Finding the needle in the haystack, or a crucial piece of information in the vastly growing biomedical literature, can be a challenge. But life-science researchers in the UK will soon get some help: Over the next two years, the newly founded National Center for Text Mining, or NaCTeM, plans to bring online a variety of text-mining tools and training services.
The Manchester-based center, which officially launched in June, is funded with £1 million ($1.87 million) over three years from three government funding agencies. It claims to be the first publicly funded text-mining center in the world, although similar efforts are currently underway in Germany and Japan, according to center officials.
While the center will eventually branch out into other fields that can benefit from text-mining technology, such as the humanities, the social sciences, and engineering, the target user base for the first three years of the effort will be the life sciences. “The biomed domain is technically very dense and difficult to analyze. If you can interpret and analyze biomedical texts, you can perfectly analyze any [type of text],” said Ben Stapley, a bioinformaticist at the University of Manchester and a member of the center’s steering committee.
The text-mining center, set up by a consortium consisting of the University of Manchester, the University of Liverpool, and the University of Salford, is still in set-up mode: It is in the midst of a search for a director — who will also serve as chair of text mining at Manchester — and will eventually move into the Manchester Interdisciplinary Biocenter, a building currently under construction, some time next summer. The center currently supports seven full-time employees.
NaCTeM’s first and foremost task will be to help academic researchers do text mining. The center plans to both catalog tools available elsewhere and to distribute tools built in-house. In addition, it will offer training in how to do text mining and provide access to help desks and documentation.
“There are public domain tools out there, and we will be offering a means of rapidly finding these and giving links to people to download them,” said Jock McNaught, an associate director of the center. “But we will also be developing our own tools, and making them highly efficient and scalable, so we can handle large amounts of text,” he added.
Over the next two years, the center plans to first make available elementary tools, “with lots of warnings about their capabilities,” McNaught said, gradually followed by more advanced tools. Most likely, they will be accessed in a distributed environment.

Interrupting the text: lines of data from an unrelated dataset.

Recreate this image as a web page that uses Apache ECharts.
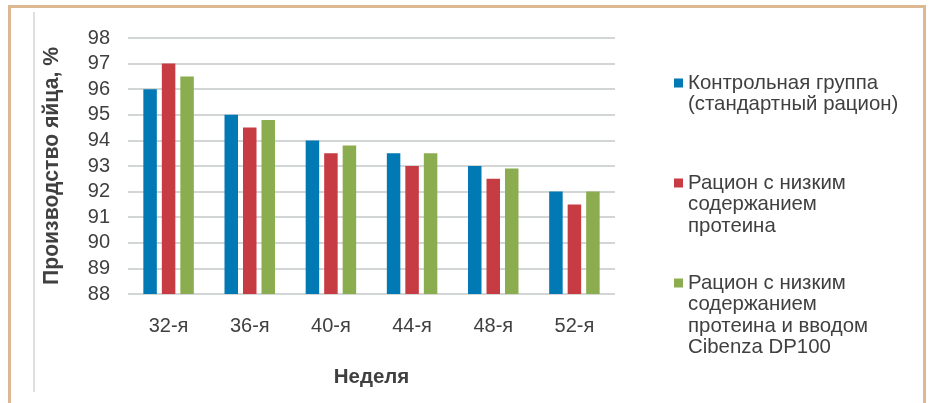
<!DOCTYPE html>
<html>
<head>
<meta charset="utf-8">
<script src="https://cdn.jsdelivr.net/npm/echarts@6/dist/echarts.min.js"></script>
<style>
  html, body { margin: 0; padding: 0; background: #fff; }
  #frame {
    position: absolute; left: 8px; top: 5px; width: 912px; height: 420px;
    border: 3px solid #dcb893; border-bottom: none;
  }
  #chart { position: absolute; left: 0; top: 0; width: 929px; height: 403px; }
</style>
</head>
<body>
<div id="frame"></div>
<div id="chart"></div>
<script>
// Egg production by week for three feeding groups
const weeks = ['32-я', '36-я', '40-я', '44-я', '48-я', '52-я'];
const seriesNames = [
  'Контрольная группа\n(стандартный рацион)',
  'Рацион с низким\nсодержанием\nпротеина',
  'Рацион с низким\nсодержанием\nпротеина и вводом\nCibenza DP100'
];
const controlGroup = [96, 95, 94, 93.5, 93, 92];
const lowProtein = [97, 94.5, 93.5, 93, 92.5, 91.5];
const lowProteinCibenza = [96.5, 94.8, 93.8, 93.5, 92.9, 92];
const yTicks = { min: 88, max: 98, step: 1 };

const colors = ['#0079b5', '#c73b42', '#8bad4f'];
const textColor = '#404040';
const lineH = 21.6;

const chart = echarts.init(document.getElementById('chart'), null, { renderer: 'canvas' });

// One legend per series so each block sits at its own height; leading blank
// lines put the first text line level with the swatch.
function legendFor(name, firstLineY) {
  const lines = name.split('\n').length;
  const pad = '\n'.repeat(lines - 1);
  return {
    data: [name],
    orient: 'vertical',
    left: 674,
    top: firstLineY - (2 * lines - 1) * lineH / 2,
    padding: 0,
    itemWidth: 9,
    itemHeight: 9,
    icon: 'rect',
    selectedMode: false,
    formatter: n => pad + n,
    textStyle: {
      fontFamily: 'Liberation Sans',
      fontSize: 20.4,
      color: textColor,
      lineHeight: lineH
    }
  };
}

chart.setOption({
  animation: false,
  backgroundColor: 'transparent',
  textStyle: { fontFamily: 'Liberation Sans' },
  grid: { left: 128, right: 314, top: 38, bottom: 109, containLabel: false },
  legend: [
    legendFor(seriesNames[0], 83),
    legendFor(seriesNames[1], 183),
    legendFor(seriesNames[2], 283)
  ],
  graphic: [{
    type: 'line',
    shape: { x1: 34, y1: 12, x2: 34, y2: 392 },
    style: { stroke: '#d4d4d4', lineWidth: 1.5 },
    silent: true
  }],
  xAxis: {
    type: 'category',
    data: weeks,
    name: 'Неделя',
    nameLocation: 'middle',
    nameGap: 73,
    nameTextStyle: { fontSize: 20.5, fontWeight: 'bold', color: textColor },
    axisLine: { show: false },
    axisTick: { show: false },
    axisLabel: { fontSize: 20, color: textColor, margin: 22 }
  },
  yAxis: {
    type: 'value',
    min: yTicks.min,
    max: yTicks.max,
    interval: yTicks.step,
    name: 'Производство яйца, %',
    nameLocation: 'middle',
    nameGap: 65,
    nameTextStyle: { fontSize: 21.2, fontWeight: 'bold', color: textColor },
    axisLine: { show: false },
    axisTick: { show: false },
    axisLabel: { fontSize: 20, color: textColor, margin: 18 },
    splitLine: { lineStyle: { color: '#d3d6d6', width: 2 } }
  },
  series: [
    { name: seriesNames[0], type: 'bar', data: controlGroup, barWidth: 13.5, barGap: '37%', itemStyle: { color: colors[0] } },
    { name: seriesNames[1], type: 'bar', data: lowProtein, barWidth: 13.5, barGap: '37%', itemStyle: { color: colors[1] } },
    { name: seriesNames[2], type: 'bar', data: lowProteinCibenza, barWidth: 13.5, barGap: '37%', itemStyle: { color: colors[2] } }
  ]
});
</script>
</body>
</html>
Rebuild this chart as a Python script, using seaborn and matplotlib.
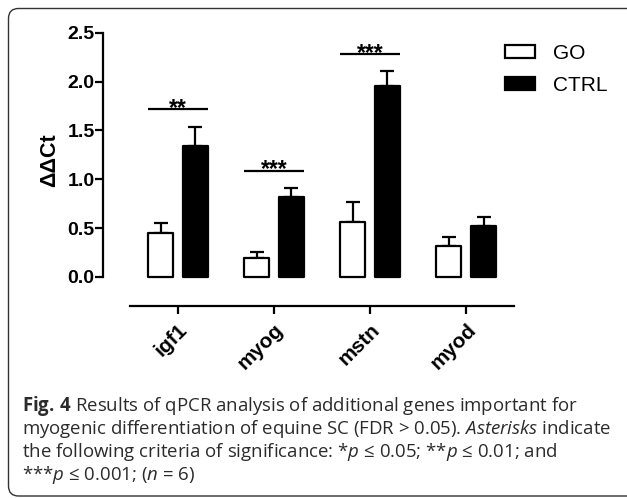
import matplotlib
matplotlib.use("Agg")
import matplotlib.pyplot as plt
import matplotlib.transforms as mtransforms
from matplotlib.patches import FancyBboxPatch, Patch
import seaborn as sns
import pandas as pd

# values
genes = ["igf1", "myog", "mstn", "myod"]
groups = ["GO", "CTRL"]
go_mean = [0.45, 0.195, 0.56, 0.32]
go_sem = [0.10, 0.065, 0.21, 0.09]
ctrl_mean = [1.34, 0.82, 1.95, 0.52]
ctrl_sem = [0.20, 0.09, 0.16, 0.09]
sig_genes = ["igf1", "myog", "mstn"]
sig_heights = [1.72, 1.09, 2.28]
sig_labels = ["**", "***", "***"]
y_ticks = [0.0, 0.5, 1.0, 1.5, 2.0, 2.5]

caption_lines = [
    r"$\mathbf{Fig.\,4}$ Results of qPCR analysis of additional genes important for",
    r"myogenic differentiation of equine SC (FDR > 0.05). $\mathit{Asterisks}$ indicate",
    r"the following criteria of significance: *$p$ ≤ 0.05; **$p$ ≤ 0.01; and",
    r"***$p$ ≤ 0.001; ($n$ = 6)",
]

colors = {"GO": "white", "CTRL": "black"}

df = pd.DataFrame({
    "gene": genes * 2,
    "group": ["GO"] * len(genes) + ["CTRL"] * len(genes),
    "value": go_mean + ctrl_mean,
})

sns.set_style("ticks")
plt.rcParams["font.family"] = ["Liberation Sans", "DejaVu Sans"]
plt.rcParams.update({
    "text.color": "black", "axes.labelcolor": "black",
    "xtick.color": "black", "ytick.color": "black", "axes.edgecolor": "black",
    "mathtext.fontset": "custom", "mathtext.rm": "Open Sans",
    "mathtext.it": "Open Sans:italic", "mathtext.bf": "Open Sans:bold",
})

W, H = 627, 498
fig = plt.figure(figsize=(W / 100, H / 100), dpi=100)
ax = fig.add_axes([103 / W, 1 - 306 / H, (620 - 103) / W, (306 - 23) / H])

sns.barplot(data=df, x="gene", y="value", hue="group", order=genes, hue_order=groups,
            palette=colors, saturation=1, edgecolor="black", linewidth=1.6,
            width=0.72, gap=0.28, errorbar=None, legend=False, ax=ax)
for p in ax.patches:
    p.set_joinstyle("round")

# SEM bars (upper side only)
for cont, sems in zip(ax.containers, [go_sem, ctrl_sem]):
    xs = [p.get_x() + p.get_width() / 2 for p in cont]
    tops = [p.get_height() for p in cont]
    ax.errorbar(xs, tops, yerr=[[0] * len(sems), sems], fmt="none", ecolor="black",
                elinewidth=1.6, capsize=5, capthick=1.6, zorder=0.5)

# significance brackets
for g, h, lab in zip(sig_genes, sig_heights, sig_labels):
    i = genes.index(g)
    left = ax.containers[0][i].get_x()
    right = ax.containers[1][i].get_x() + ax.containers[1][i].get_width()
    ax.plot([left, right], [h, h], color="black", lw=1.6, solid_capstyle="butt")
    ax.annotate(lab, ((left + right) / 2, h), xytext=(0, -4), textcoords="offset points",
                ha="center", va="baseline", fontsize=16.5, fontweight="bold")

ax.set_ylim(-0.297, 2.6)
ax.set_xlim(-0.78, 4.6)
ax.set_yticks(y_ticks)
ax.set_yticklabels([f"{t:.1f}" for t in y_ticks], fontweight="bold", fontsize=14)
sns.despine(ax=ax)
ax.spines["left"].set_bounds(0, 2.5)
ax.spines["bottom"].set_bounds(-0.5, 3.5)
for s in ["left", "bottom"]:
    ax.spines[s].set_linewidth(1.6)
ax.tick_params(width=1.6, length=5.5, pad=0.5)
ax.tick_params(axis="x", length=6, pad=4)
ax.set_xticks(range(len(genes)))
ax.set_xticklabels(genes, rotation=45, ha="right", rotation_mode="anchor",
                   fontweight="bold", fontsize=15)
ax.set_xlabel("")
ax.set_ylabel("ΔΔCt", fontweight="bold", fontsize=15.5)
ax.yaxis.set_label_coords(-0.082, 0.516)

handles = [Patch(facecolor=colors[g], edgecolor="black", linewidth=1.6, label=g) for g in groups]
fig.legend(handles=handles, loc="upper left", bbox_to_anchor=(505 / W, 1 - 44 / H),
           frameon=False, fontsize=15, handlelength=1.45, handleheight=0.6,
           handletextpad=0.85, labelspacing=0.62, borderpad=0, borderaxespad=0)

# rounded frame around the figure panel
box = FancyBboxPatch((8.5, 2), 660, H - 10.5, boxstyle="round,pad=0,rounding_size=10",
                     transform=mtransforms.IdentityTransform(), facecolor="none",
                     edgecolor="#333333", linewidth=1.0)
fig.add_artist(box)

for k, line in enumerate(caption_lines):
    fig.text(22 / W, 1 - (411 + 23 * k) / H, line, ha="left", va="baseline",
             fontsize=13.4, color="#2b2b2b", family=["Open Sans", "DejaVu Sans"])

fig.savefig("out.png", dpi=100)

On the research and tool-development side, NaCTeM has several projects in mind, based on what biologists have said they would find most useful.
One area is using text mining to interpret the results of high-throughput post-genomic experiments, such as mass spectrometry-based proteomics and microarray gene expression studies. “The mass of data means that making a semantic interpretation of the phenomena that you are observing is quite difficult without referring to the biomedical literature,” said Stapley. Text mining could help researchers, for example, to detect novel relationships between genes or proteins that show a link in an experiment by weeding out those for which previous relationships are known from the literature.

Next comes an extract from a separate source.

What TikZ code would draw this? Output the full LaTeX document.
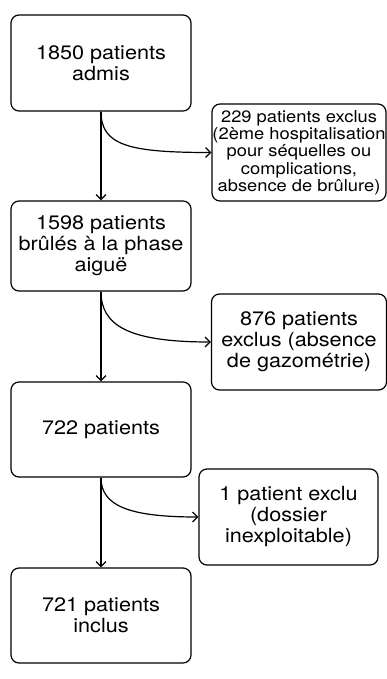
\documentclass[tikz,border=0pt]{standalone}
\usepackage{fontspec}
\setmainfont[FakeStretch=1.11]{TeX Gyre Heros}
\usetikzlibrary{arrows.meta,calc}
\begin{document}
\begin{tikzpicture}[x=1pt,y=-1pt,
  box/.style={draw, line width=1.2pt, rounded corners=8pt, align=center, inner sep=0pt,
    font=\fontsize{19.5}{21}\selectfont},
  small/.style={font=\fontsize{16.5}{17.3}\selectfont},
  conn/.style={line width=1.2pt, -{Straight Barb[length=5pt,width=10pt]}}]
\useasboundingbox (0,0) rectangle (387,679);
\node[box, minimum width=180pt, minimum height=96pt] (b1) at (101,63) {1850 patients\\admis};
\node[box, minimum width=180pt, minimum height=90pt] (b2) at (101,246) {1598 patients\\brûlés à la phase\\aiguë};
\node[box, minimum width=180pt, minimum height=95pt] (b3) at (101,429.5) {722 patients};
\node[box, minimum width=180pt, minimum height=95pt] (b4) at (101,615.5) {721 patients\\inclus};
\node[box, small, minimum width=174pt, minimum height=97pt] (s1) at (299,152.5) {229 patients exclus\\(2ème hospitalisation\\pour séquelles ou\\complications,\\absence de brûlure)};
\node[box, minimum width=175pt, minimum height=96pt] (s2) at (299,342) {876 patients\\exclus (absence\\de gazométrie)};
\node[box, minimum width=179pt, minimum height=96pt] (s3) at (288.5,517) {1 patient exclu\\(dossier\\inexploitable)};
\draw[conn] (b1.south) -- (b2.north);
\draw[conn] (b2.south) -- (b3.north);
\draw[conn] (b3.south) -- (b4.north);
\draw[conn] (b1.south) .. controls ($(b1.south)+(0,34)$) and ($(s1.west)+(-82,0)$) .. (s1.west);
\draw[conn] (b2.south) .. controls ($(b2.south)+(0,34)$) and ($(s2.west)+(-82,0)$) .. (s2.west);
\draw[conn] (b3.south) .. controls ($(b3.south)+(0,28)$) and ($(s3.west)+(-70,0)$) .. (s3.west);
\end{tikzpicture}
\end{document}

Another new tool on the agenda would be used to extract information about possible toxic properties of drug compounds from the literature. “This is not as straightforward as it sounds because there [are a lot of] variances of compound names,” Stapley said. He has been using machine-learning approaches to predict toxic properties of compounds, based on a set of compounds with known toxicities and a body of text associated with them. “The initial results have been quite encouraging,” he said.
Handling massive amounts of text is one prerequisite any new tool has to fulfill, Stapley said, especially as more and more full-text journal articles are coming online. “At present, there is really no unified way in which to access these texts to datamine. We would be very interested in establishing relations with online publishers because these are really an untapped source,” he said, adding that NaCTeM is currently in talks with BioMedCentral.
NaCTeM’s special expertise is in scientific and technical terminology, giving it a potential edge. For example, the center has available statistical and linguistic techniques to identify parts of compound terms and to determine whether they are themselves term candidates, according to McNaught. In addition, the center has techniques for handling reduced forms, acronyms, abbreviations, or other variants. “Because of our expertise in the terminology area we expect that the tools that we produce ourselves will be able to perform much better than the public state of the art,” McNaught said.
He added that the center will adopt biomedical ontologies that are currently available, such as the Gene Ontology, but will also hone its own strengths in term extraction and identification of variants of terms, “which is of particular importance in biology, where there is a great deal of volatility in terminology and often many forms referring to the same concept.”
The center also has a number of research partners, including the University of California at Berkeley, the University of Geneva, the University of Tokyo, and the San Diego Supercomputer Center. For example, NaCTeM plans to integrate a data-mining toolkit developed at SDSC (SKIDL, or SDSC Knowledge and Information Discovery Lab) with the Cheshire information retrieval system developed at the University of Liverpool and Berkeley.
After the three years’ funding is up, NaCTeM is expected to become self-sustaining “to some degree,” McNaught said. “Because we are not allowed to charge academics, that can only mean that we then seek commercial outlets for our tools and services,” offering them to pharmaceutical and biotechnology companies at commercial rates.
But there is still some work to do, and biologists should not expect miracles from text-mining technology. “I think one has to be somewhat realistic about the limitations of text mining. Quite often, the biologist comes through to us with a very complex, difficult problem, and they are surprised that we can’t solve it easily,” said Stapley.